Construction for the first section of the Halberstadt-Blankenburg Railway (Halberstadt-Blankenburger Eisenbahn, HBE) started on 28 July 1870 and the line was opened on 31 March 1873. A siding to the Blankenburg iron works, which was about 3 km-long, was opened on 12 July 1875.

Since the operation as a main line incurred large operating expenses, the line was reclassified as a branch line in 1877. This allowed, among other things, numerous guards to be saved at level crossings.

== Operations ==
=== Freight operations ===
Freight traffic operates to the lime works over the Rübeland Railway. Until the power was removed from the Rübeland Railway’s overhead line in 2005, haulage of traffic in Blankenburg was changed from electric to Diesel locomotives, mostly of class 232 or class 241. These locomotives then took over the haulage to Halberstadt. To avoid the need to reverse in Blankenburg, a bypass curve exists north of the station.

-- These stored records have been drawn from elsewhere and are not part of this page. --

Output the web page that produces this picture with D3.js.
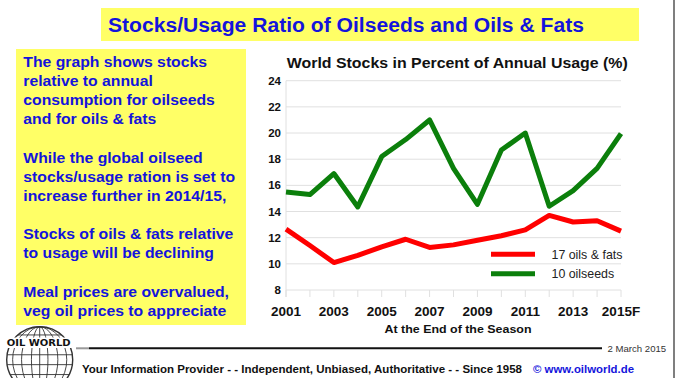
<!DOCTYPE html>
<html>
<head>
<meta charset="utf-8">
<script src="https://cdn.jsdelivr.net/npm/d3@7"></script>
<style>
  html, body { margin: 0; padding: 0; background: #fff; }
  svg { display: block; font-family: "Liberation Sans", Arial, sans-serif; }
</style>
</head>
<body>
<script>
// values (percent of annual usage, end of season)
var years = ["2001", "2002", "2003", "2004", "2005", "2006", "2007", "2008",
             "2009", "2010", "2011", "2012", "2013", "2014", "2015F"];
var yearLabels = ["2001", "2003", "2005", "2007", "2009", "2011", "2013", "2015F"];
var oilsFats = [12.65, 11.4, 10.1, 10.65, 11.3, 11.88, 11.25, 11.45, 11.8, 12.15, 12.6, 13.7, 13.2, 13.3, 12.5];
var oilseeds = [15.5, 15.3, 16.9, 14.35, 18.2, 19.5, 21.0, 17.3, 14.55, 18.7, 20.0, 14.4, 15.6, 17.3, 19.95];
var yTicks = [8, 10, 12, 14, 16, 18, 20, 22, 24];
var seriesNames = ["17 oils & fats", "10 oilseeds"];
var seriesColors = ["#ff0000", "#0b7f0b"];

var notes = [
  ["The graph shows stocks", "relative to annual", "consumption for oilseeds", "and for oils & fats"],
  ["While the global oilseed", "stocks/usage ration is set to", "increase further in 2014/15,"],
  ["Stocks of oils & fats relative", "to usage will be declining"],
  ["Meal prices are overvalued,", "veg oil prices to appreciate"]
];

var W = 677, H = 378;
var blue = "#1414dc";
var sx = 1.087; // the original slide is a bit wider than tall

var svg = d3.select("body").append("svg")
  .attr("width", W)
  .attr("height", H);

// header
svg.append("rect")
  .attr("x", 101).attr("y", 8).attr("width", 538).attr("height", 33)
  .attr("fill", "#ffff66");
svg.append("text")
  .attr("x", 108).attr("y", 32)
  .attr("fill", blue)
  .attr("font-size", 21.1)
  .attr("font-weight", "bold")
  .text("Stocks/Usage Ratio of Oilseeds and Oils & Fats");

// right border
svg.append("line")
  .attr("x1", 674).attr("x2", 674).attr("y1", 0).attr("y2", H)
  .attr("stroke", "#555").attr("stroke-width", 1.5);

// left notes box
svg.append("rect")
  .attr("x", 16).attr("y", 49).attr("width", 230).attr("height", 276)
  .attr("fill", "#ffff66");

var noteStarts = [67.3, 162.7, 239.3, 296.7];
var notesG = svg.append("g")
  .attr("transform", "translate(23.3,0) scale(" + sx + ",1)")
  .attr("fill", blue)
  .attr("font-size", 14.5)
  .attr("font-weight", "bold");
notes.forEach(function (para, i){
  notesG.selectAll(null).data(para).enter().append("text")
    .attr("x", 0)
    .attr("y", function (d, j){ return noteStarts[i] + j * 19; })
    .text(function (d){ return d; });
});

// chart
var margin = { left: 286, right: W - 621, top: 80.7, bottom: H - 290 };
var x = d3.scalePoint().domain(years).range([margin.left, W - margin.right]);
var y = d3.scaleLinear().domain([8, 24]).range([H - margin.bottom, margin.top]);

svg.append("text")
  .attr("x", 457.3).attr("y", 67.5)
  .attr("text-anchor", "middle")
  .attr("font-size", 14.6)
  .attr("font-weight", "bold")
  .attr("fill", "#111")
  .attr("textLength", 341)
  .attr("lengthAdjust", "spacingAndGlyphs")
  .text("World Stocks in Percent of Annual Usage (%)");

var grid = svg.append("g").attr("stroke", "#e0e0e0").attr("stroke-width", 1);
grid.selectAll("line.h").data(yTicks).enter().append("line")
  .attr("class", "h")
  .attr("x1", margin.left).attr("x2", W - margin.right)
  .attr("y1", function (d){ return y(d); })
  .attr("y2", function (d){ return y(d); });
grid.append("line")
  .attr("x1", margin.left).attr("x2", margin.left)
  .attr("y1", y(24)).attr("y2", y(8) + 7);
grid.selectAll("line.t").data(years).enter().append("line")
  .attr("class", "t")
  .attr("x1", function (d){ return x(d); })
  .attr("x2", function (d){ return x(d); })
  .attr("y1", y(8)).attr("y2", y(8) + 7);

svg.append("g").selectAll("text").data(yTicks).enter().append("text")
  .attr("x", 281)
  .attr("y", function (d){ return y(d) + 4; })
  .attr("text-anchor", "end")
  .attr("font-size", 11.5)
  .attr("font-weight", "bold")
  .attr("fill", "#111")
  .text(function (d){ return d; });

svg.append("g").selectAll("text").data(yearLabels).enter().append("text")
  .attr("x", function (d){ return x(d); })
  .attr("y", 316)
  .attr("text-anchor", "middle")
  .attr("font-size", 13.5)
  .attr("font-weight", "bold")
  .attr("fill", "#111")
  .text(function (d){ return d; });

svg.append("text")
  .attr("x", 458).attr("y", 332.5)
  .attr("text-anchor", "middle")
  .attr("font-size", 11.5)
  .attr("font-weight", "bold")
  .attr("fill", "#111")
  .attr("textLength", 147)
  .attr("lengthAdjust", "spacingAndGlyphs")
  .text("At the End of the Season");

var line = d3.line()
  .x(function (d, i){ return x(years[i]); })
  .y(function (d){ return y(d); });

[oilseeds, oilsFats].forEach(function (s, k){
  svg.append("path")
    .datum(s)
    .attr("d", line)
    .attr("fill", "none")
    .attr("stroke", seriesColors[1 - k])
    .attr("stroke-width", 5)
    .attr("stroke-linejoin", "round");
});

// legend
var legend = svg.append("g").selectAll("g").data(seriesNames).enter().append("g")
  .attr("transform", function (d, i){ return "translate(491," + (254.3 + i * 19.4) + ")"; });
legend.append("line")
  .attr("x1", 0).attr("x2", 44)
  .attr("stroke", function (d, i){ return seriesColors[i]; })
  .attr("stroke-width", 5);
legend.append("text")
  .attr("x", 60.5).attr("y", 4.3)
  .attr("font-size", 12.4)
  .attr("fill", "#222")
  .text(function (d){ return d; });

// footer rule + date
svg.append("line")
  .attr("x1", 76).attr("x2", 89).attr("y1", 348.3).attr("y2", 348.3)
  .attr("stroke", "#999").attr("stroke-width", 2);
svg.append("line")
  .attr("x1", 89).attr("x2", 602).attr("y1", 348.3).attr("y2", 348.3)
  .attr("stroke", "#111").attr("stroke-width", 2);
svg.append("text")
  .attr("x", 607.5).attr("y", 351.8)
  .attr("font-size", 9.6)
  .attr("fill", "#333")
  .text("2 March 2015");

svg.append("text")
  .attr("x", 82).attr("y", 372.5)
  .attr("font-size", 11.4)
  .attr("font-weight", "bold")
  .attr("fill", "#111")
  .attr("textLength", 440)
  .attr("lengthAdjust", "spacingAndGlyphs")
  .text("Your Information Provider - - Independent, Unbiased, Authoritative - - Since 1958");
svg.append("text")
  .attr("x", 533).attr("y", 372.5)
  .attr("font-size", 11.4)
  .attr("font-weight", "bold")
  .attr("fill", blue)
  .text("\u00a9 www.oilworld.de");

// globe logo
var globe = svg.append("g")
  .attr("fill", "none")
  .attr("stroke", "#333")
  .attr("stroke-width", 0.9);
var cx = 39.7, cy = 359.7, r = 33;
globe.append("circle").attr("cx", cx).attr("cy", cy).attr("r", r).attr("stroke-width", 1.4);
[0.25, 0.55, 0.82].forEach(function (f){
  globe.append("ellipse").attr("cx", cx).attr("cy", cy).attr("rx", r * f).attr("ry", r);
});
globe.append("line").attr("x1", cx).attr("x2", cx).attr("y1", cy - r).attr("y2", cy + r);
[-0.75, -0.45, -0.15, 0.15, 0.45, 0.75].forEach(function (f){
  var yy = cy + r * f;
  var half = Math.sqrt(r * r - (r * f) * (r * f));
  globe.append("line").attr("x1", cx - half).attr("x2", cx + half).attr("y1", yy).attr("y2", yy);
});
svg.append("rect")
  .attr("x", 5).attr("y", 337.5).attr("width", 68).attr("height", 10.5)
  .attr("fill", "#fff");
svg.append("text")
  .attr("x", 6.7).attr("y", 346)
  .attr("font-family", "'DejaVu Sans', sans-serif")
  .attr("font-size", 9)
  .attr("font-weight", "bold")
  .attr("fill", "#111")
  .attr("textLength", 64)
  .attr("lengthAdjust", "spacingAndGlyphs")
  .text("OIL WORLD");
</script>
</body>
</html>
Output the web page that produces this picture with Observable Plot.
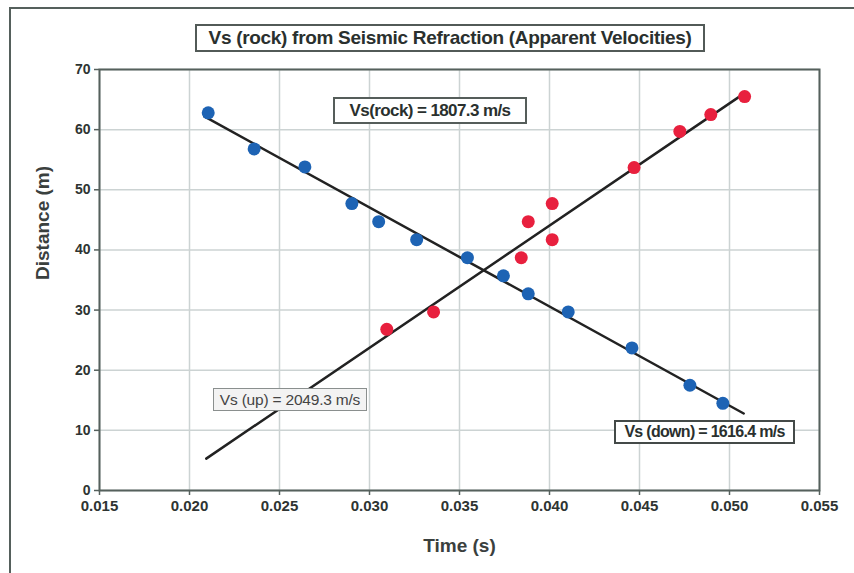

=== Passenger services ===
Passenger services run on the line every hour. After 1989, class 202 locomotives were often used for hauling passenger trains. From 2000, passenger trains from Halberstadt connected with services to Elbingerode on the Rübeland Railway, which ended in 2005. There were operated by push-pull trains, hauled by Class 218 diesel locomotives. Connex Sachsen Anhalt, now called Transdev Sachsen-Anhalt, took over operations in 2005. Alstom Coradia LINT diesel multiple units have since been used.

== Peculiarity==
A special feature of the line is that there are two level crossings with the tracks of the Halberstadt tramway.